India isn’t the only country where No Other Land has faced censorship and a distribution problem. It premiered at Berlinale in Germany, where it also won an award. The filmmakers, though, faced extensive backlash after their acceptance speeches, and were labelled “anti-Semitic”. Germany’s minister of state for culture Claudia Roth later said that when she clapped at the acceptance speeches, she was clapping only for Abraham, the Israeli producer, and not Adra, the Palestinian one. This has highlighted one of the questions being asked of the film community and the world – would the documentary have been as successful (or even noticed) had it only been made by a Palestinian team?
Even in the country where it has won the Oscar – the US – the film has failed to find a distributor, and has only been screened at a few independent film festivals. “It’s a crime if it’s not out there to be seen, to spark conversations. Maybe some distributors are afraid to engage with the topic of Israel and Palestine, but isn’t this why we’re making documentaries, to spark [conversations]? Even if you label this as politically sensitive, I think anybody who watches the film leaves it feeling there’s a very deep truth in the film,” Abraham told IndieWire in November last year.
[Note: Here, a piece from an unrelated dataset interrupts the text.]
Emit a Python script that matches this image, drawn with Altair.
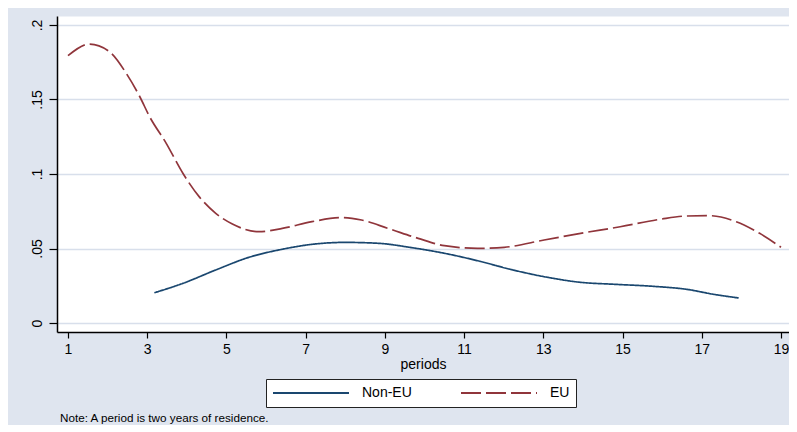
import altair as alt
import pandas as pd

# values
eu_period = [1.0, 1.55, 2.05, 2.47, 2.81, 3.06, 3.48, 3.9, 4.31, 4.73, 5.15, 5.82,
             6.41, 7.16, 7.91, 8.41, 9.08, 9.84, 10.5, 11.34, 12.01, 13.02, 13.94,
             14.94, 15.95, 16.62, 17.2, 17.87, 18.46, 19.0]
eu_value = [0.1794, 0.1872, 0.182, 0.1676, 0.152, 0.1385, 0.1206, 0.1005, 0.0848,
            0.0736, 0.0664, 0.0613, 0.0635, 0.068, 0.0707, 0.0691, 0.0635, 0.0568,
            0.0519, 0.0501, 0.0508, 0.0557, 0.0602, 0.0646, 0.0696, 0.0718, 0.072,
            0.068, 0.0602, 0.0508]

non_eu_period = [3.18, 3.9, 4.73, 5.57, 6.41, 7.16, 8.0, 8.83, 9.67, 10.5, 11.4,
                 12.2, 13.1, 13.94, 14.78, 15.78, 16.62, 17.29, 17.93]
non_eu_value = [0.0203, 0.0266, 0.0356, 0.0441, 0.0495, 0.0528, 0.0541, 0.0535,
                0.0506, 0.0468, 0.0414, 0.0358, 0.0307, 0.0273, 0.026, 0.0246,
                0.0226, 0.0193, 0.0168]

series_order = ["Non-EU", "EU"]
series_colors = ["#1A476F", "#90353B"]
series_dash = [[1, 0], [20, 5]]

x_ticks = [1, 3, 5, 7, 9, 11, 13, 15, 17, 19]
y_ticks = [0, 0.05, 0.1, 0.15, 0.2]
y_tick_labels = ["0", ".05", ".1", ".15", ".2"]

note = "Note: A period is two years of residence."

rows = []
for p, v in zip(non_eu_period, non_eu_value):
    rows.append({"period": p, "value": v, "series": "Non-EU"})
for p, v in zip(eu_period, eu_value):
    rows.append({"period": p, "value": v, "series": "EU"})
df = pd.DataFrame(rows)

y_label_expr = " : ".join(
    f"datum.value == {t} ? '{lab}'" for t, lab in zip(y_ticks, y_tick_labels)
) + " : ''"

FONT = "Liberation Sans"
BG = "#DFE5EF"

legend = alt.Legend(
    title=None,
    orient="none",
    legendX=209,
    legendY=363,
    direction="horizontal",
    symbolType="stroke",
    symbolSize=5776,
    symbolStrokeWidth=1.8,
    clipHeight=16,
    padding=6,
    strokeColor="#222222",
    fillColor="white",
    labelFont=FONT,
    labelFontSize=14,
    labelColor="black",
    labelOffset=12,
    columnPadding=48,
)

chart = (
    alt.Chart(df)
    .mark_line(interpolate="monotone", strokeWidth=1.7)
    .encode(
        x=alt.X(
            "period:Q",
            title="periods",
            scale=alt.Scale(domain=[0.7223, 19.202], nice=False, zero=False),
            axis=alt.Axis(
                values=x_ticks,
                grid=False,
                tickSize=6,
                labelPadding=4,
                titlePadding=1,
                labelFlush=False,
            ),
        ),
        y=alt.Y(
            "value:Q",
            title=None,
            scale=alt.Scale(domain=[-0.00604, 0.20604], nice=False),
            axis=alt.Axis(
                values=y_ticks,
                labelExpr=y_label_expr,
                grid=True,
                gridColor="#D8DFEB",
                gridWidth=1.5,
                tickSize=8,
                labelAngle=270,
                labelAlign="center",
                labelBaseline="bottom",
                labelPadding=5,
            ),
        ),
        color=alt.Color(
            "series:N",
            scale=alt.Scale(domain=series_order, range=series_colors),
            legend=legend,
        ),
        strokeDash=alt.StrokeDash(
            "series:N",
            scale=alt.Scale(domain=series_order, range=series_dash),
            legend=legend,
        ),
    )
    .properties(
        width=732,
        height=316,
        background=BG,
        padding={"left": 21, "top": 8, "right": 0, "bottom": 0},
        title=alt.TitleParams(
            note,
            orient="bottom",
            anchor="start",
            frame="group",
            dx=3,
            offset=5,
            font=FONT,
            fontSize=11.7,
            fontWeight="normal",
            color="black",
        ),
    )
    .configure_view(fill="white", stroke="transparent")
    .configure_axis(
        labelFont=FONT,
        labelFontSize=14,
        labelColor="black",
        titleFont=FONT,
        titleFontSize=14,
        titleFontWeight="normal",
        titleColor="black",
        domainColor="black",
        domainWidth=1.5,
        tickColor="black",
        tickWidth=1.2,
    )
)

chart.save("out.html", embed_options={"renderer": "svg", "actions": False})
On winning the Oscar, Adra said the rest of the world must work to end the ethnic cleansing of Palestinians. “About two months ago, I became a father, and my hope for my daughter is that she won’t have to live the same life I am living now – always fearing violence, home demolition and forceful displacement that my community, Masafer Yatta, is living and facing every day. No Other Land reflects the harsh reality that we have been enduring for decades, and still resist as we call on the world to stop the injustice, stop the ethnic cleansing of Palestinian people,” he said.